On ne peut pas non plus imaginer une augmentation des impôts indirects au vu de la diminution du standard social de la grande masse du peuple américain. En général, les augmentations de l’imposition fiscale pour rembourser des dettes ne peuvent pas être populaires, car il s’agit de payer des biens déjà consommés et des services déjà fournis. Finalement, on tente de nous faire gober que les augmentations d’impôts, surtout dans les couches supérieures, pourraient entraver la croissance économique. Il faudrait aussi s’attendre à des fuites, surtout dans l’imposition des fortunes.
La troisième solution consistant en la suspension des paiements, voire une remise partielle des dettes fut, dernière en date, pratiquée par l’Argentine qui bénéficia d’un désendettement partiel. La Grèce a obtenu pratiquement une remise partielle grâce aux dernières décisions de l’UE. Dans ce cas, il s’agit en fait d’une économie nationale de relativement petite taille, dont les dettes apparaissent énormes comparées aux performances économiques, mais qui ne le sont pas en chiffres absolus. Ce qui fait que les dettes pourraient être supportées par les autres Etats et en partie même par les créanciers privés. Ce qui n’est pas le cas des grandes économies européennes ou de l’américaine. Un défaut de paiement de ces pays ruinerait non seulement leur système bancaire, mais aussi celui d’autres pays. Les budgets publics épuisés ne pourraient plus accorder un plan de sauvetage comme celui de 2008.
Même s’il était possible d’éviter un effondrement de l’économie mondiale, on aurait affaire à une crise sociale démesurée. En effet, une grande part des dettes des Etats sont tenues par les caisses de retraite et les assurances, qui assurent leurs prestations sur la base de ces capitaux. Le changement d’orientation vers les retraites capitalisées, au cours de ces dernières décennies, a rendu un grand nombre de retraités dépendants du marché des capitaux. La faillite, ne serait-ce que d’un pays, aurait pour conséquence assurée une augmentation des coûts de refinancement pour la plupart des pays. Vu l’énorme volume actuel de dettes publiques, la part des budgets publics pour honorer le service de la dette prendrait des dimensions telles que la nécessité d’économiser serait de plus en plus forte. C’est bien pourquoi les Etats peu touchés mettent tout en œuvre pour éviter une faillite de la Grèce ou de l’Irlande.
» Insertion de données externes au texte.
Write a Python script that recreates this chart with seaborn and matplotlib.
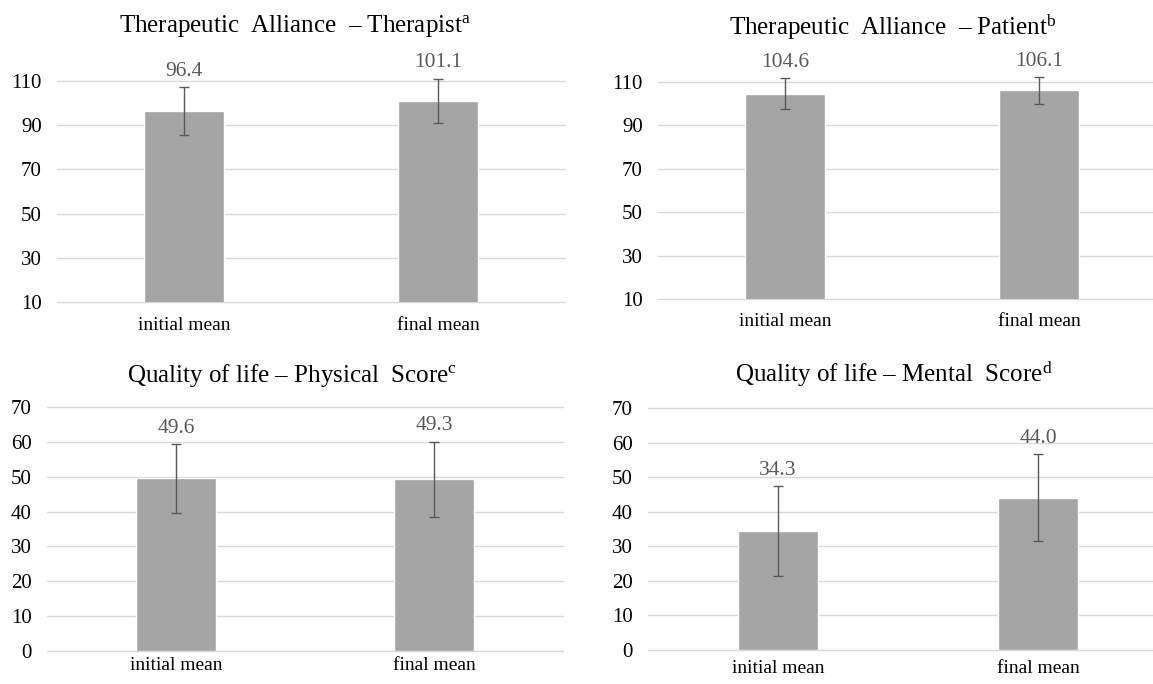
import pandas as pd
import matplotlib
matplotlib.use('Agg')
import matplotlib.pyplot as plt
import seaborn as sns

# --- data ---
categories = ['initial mean', 'final mean']

ta_therapist_mean = [96.4, 101.1]
ta_therapist_sd = [10.7, 10.0]

ta_patient_mean = [104.6, 106.1]
ta_patient_sd = [7.0, 6.3]

qol_physical_mean = [49.6, 49.3]
qol_physical_sd = [9.9, 10.8]

qol_mental_mean = [34.3, 44.0]
qol_mental_sd = [13.0, 12.6]

titles = ['Therapeutic  Alliance  \u2013 Therapist',
          'Therapeutic  Alliance  \u2013 Patient',
          'Quality of life \u2013 Physical  Score',
          'Quality of life \u2013 Mental  Score']
title_marks = ['a', 'b', 'c', 'd']

ta_ticks = [10, 30, 50, 70, 90, 110]
qol_ticks = [0, 10, 20, 30, 40, 50, 60, 70]

sns.set_theme(style='white')
plt.rcParams['font.family'] = ['Liberation Serif', 'DejaVu Serif']
plt.rcParams['mathtext.fontset'] = 'custom'
plt.rcParams['mathtext.rm'] = 'Liberation Serif'
plt.rcParams['mathtext.it'] = 'Liberation Serif'

fig = plt.figure(figsize=(11.53, 6.84), dpi=100)

# axes boxes [left, bottom, width, height] and where each title baseline sits
panels = [
    dict(mean=ta_therapist_mean, sd=ta_therapist_sd, ticks=ta_ticks,
         box=[0.0494, 0.5585, 0.4406, 0.3231], xpad=11, bw=0.315, tx=0.256, ty=0.953),
    dict(mean=ta_patient_mean, sd=ta_patient_sd, ticks=ta_ticks,
         box=[0.5707, 0.5629, 0.4406, 0.3173], xpad=10, bw=0.315, tx=0.774, ty=0.949),
    dict(mean=qol_physical_mean, sd=qol_physical_sd, ticks=qol_ticks,
         box=[0.0408, 0.0482, 0.4475, 0.3567], xpad=4.5, bw=0.31, tx=0.253, ty=0.442),
    dict(mean=qol_mental_mean, sd=qol_mental_sd, ticks=qol_ticks,
         box=[0.5620, 0.0497, 0.4510, 0.3538], xpad=7, bw=0.31, tx=0.775, ty=0.442),
]

for i, p in enumerate(panels):
    ax = fig.add_axes(p['box'])
    df = pd.DataFrame({'group': categories, 'value': p['mean']})
    sns.barplot(data=df, x='group', y='value', color='#A5A5A5', saturation=1,
                width=p['bw'], errorbar=None, ax=ax, zorder=2)
    eb = ax.errorbar(range(len(categories)), p['mean'], yerr=p['sd'], fmt='none',
                     ecolor='#595959', elinewidth=1, capsize=3.5, capthick=1, zorder=3)
    for art in eb.lines[1] + eb.lines[2]:
        art.set_clip_on(False)
    for x, m, s in zip(range(len(categories)), p['mean'], p['sd']):
        ax.annotate(f'{m:.1f}', (x, m + s), xytext=(0, 8), textcoords='offset points',
                    ha='center', va='baseline', fontsize=15.5, color='#595959',
                    annotation_clip=False)

    ax.set_ylim(p['ticks'][0], p['ticks'][-1])
    ax.set_yticks(p['ticks'])
    ax.set_xlim(-0.5, 1.5)
    ax.yaxis.grid(True, color='#D9D9D9', linewidth=1)
    ax.set_axisbelow(True)
    for sp in ax.spines.values():
        sp.set_visible(False)
    ax.set_xlabel('')
    ax.set_ylabel('')
    ax.tick_params(axis='y', length=0, pad=11, labelsize=15, labelcolor='black')
    ax.tick_params(axis='x', length=0, pad=p['xpad'], labelsize=14, labelcolor='black')
    for gl in ax.get_ygridlines():
        gl.set_clip_on(False)

    fig.text(p['tx'], p['ty'], titles[i] + '$^{\\mathrm{' + title_marks[i] + '}}$',
             ha='center', va='baseline', fontsize=18, color='black')

fig.savefig('out.png', dpi=100)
En quatrième lieu, on peut imaginer une baisse de la valeur réelle du volume des dettes par le déclenchement d’une inflation voulue. Dans ce but, le gouvernement peut emprunter des crédits auprès de la banque centrale et ainsi augmenter la masse monétaire au-delà de la croissance réelle. Mais cette option devrait affronter des coûts sociaux considérables. Une dévaluation de la fortune amoindrit aujourd’hui les prestations des systèmes de pension pour une large part de la population. De plus, l’inflation provoque une baisse des revenus de toutes les personnes dépendant d’un salaire ou bénéficiant d’un revenu de transfert. Ce qui signifie que presque toute la population serait touchée. Il faudrait donc s’attendre à des protestations sociales et à l’exigence d’une indexation des salaires et des prestations sociales. La suite possible serait une augmentation « galopante » du taux d’inflation. Par ailleurs, toute dévaluation monétaire provoque des coûts de refinancement des dettes publiques plus élevés sur les marchés.
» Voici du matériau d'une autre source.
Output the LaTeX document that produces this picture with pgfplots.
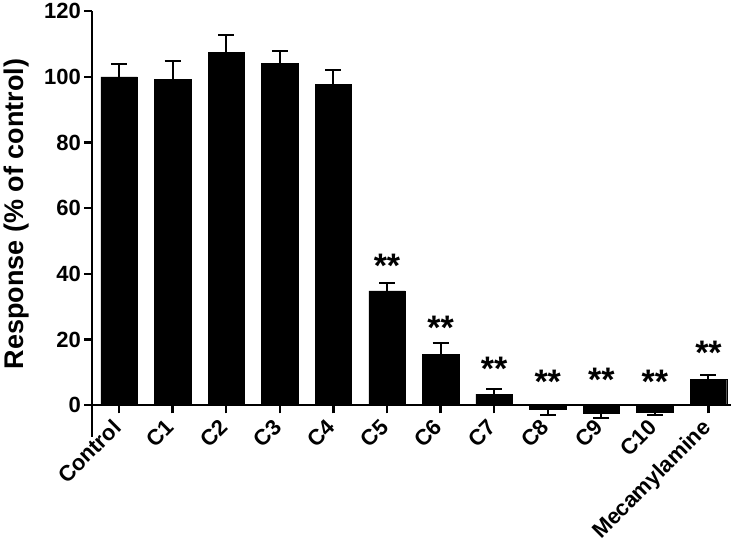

Jusqu’à présent on a tenté de maîtriser les crises en les reportant à un niveau plus élevé, bénéficiant de plus de confiance. Les banques furent sauvées par les Etats, les petits pays par les grands. Mais cette stratégie a atteint sa fin. La perte de confiance est largement répandue. Dans la prochaine étape, la crise se répandra sur le système social tout entier. On le remarque déjà dans l’augmentation du taux de chômage, l’accroissement de l’émigration et l’amplification de la violence dans les pays particulièrement touchés. Que cela arrive à travers une politique d’économies, la réduction du montant des dettes ou l’inflation, la réduction massive imminente des fortunes et des revenus provoquera des conflits. De là au conflit politique, il n’y a qu’un pas qui poussera la population à accorder sa confiance à des mouvements populistes, tels le Front national en France ou le Tea Party aux Etats-Unis.
Il apparaît donc que la solution de la crise de l’endettement passe par la question de la répartition. Qui paiera les dépenses déjà engagées, mais jamais remboursées, dans une situation où les créanciers ont perdu toute confiance et réclament le remboursement de leurs avoirs ? Ce dont il est question, c’est du produit brut intérieur de toute une année, voire beaucoup plus, dans un certain nombre de pays. Etant donné que les fruits de la croissance sont allés, au cours des trente dernières années, au bénéfice des couches sociales riches, il se pose la question, dans cette crise d’endettement, de savoir si cette partie de la population est déterminée à défendre ses privilèges, même au prix d’une crise sociale et politique massive. On ne peut pas exclure, qu’elle ne veuille toujours pas comprendre les signaux d’alarme évidents qui s’inscrivent actuellement sous nos yeux.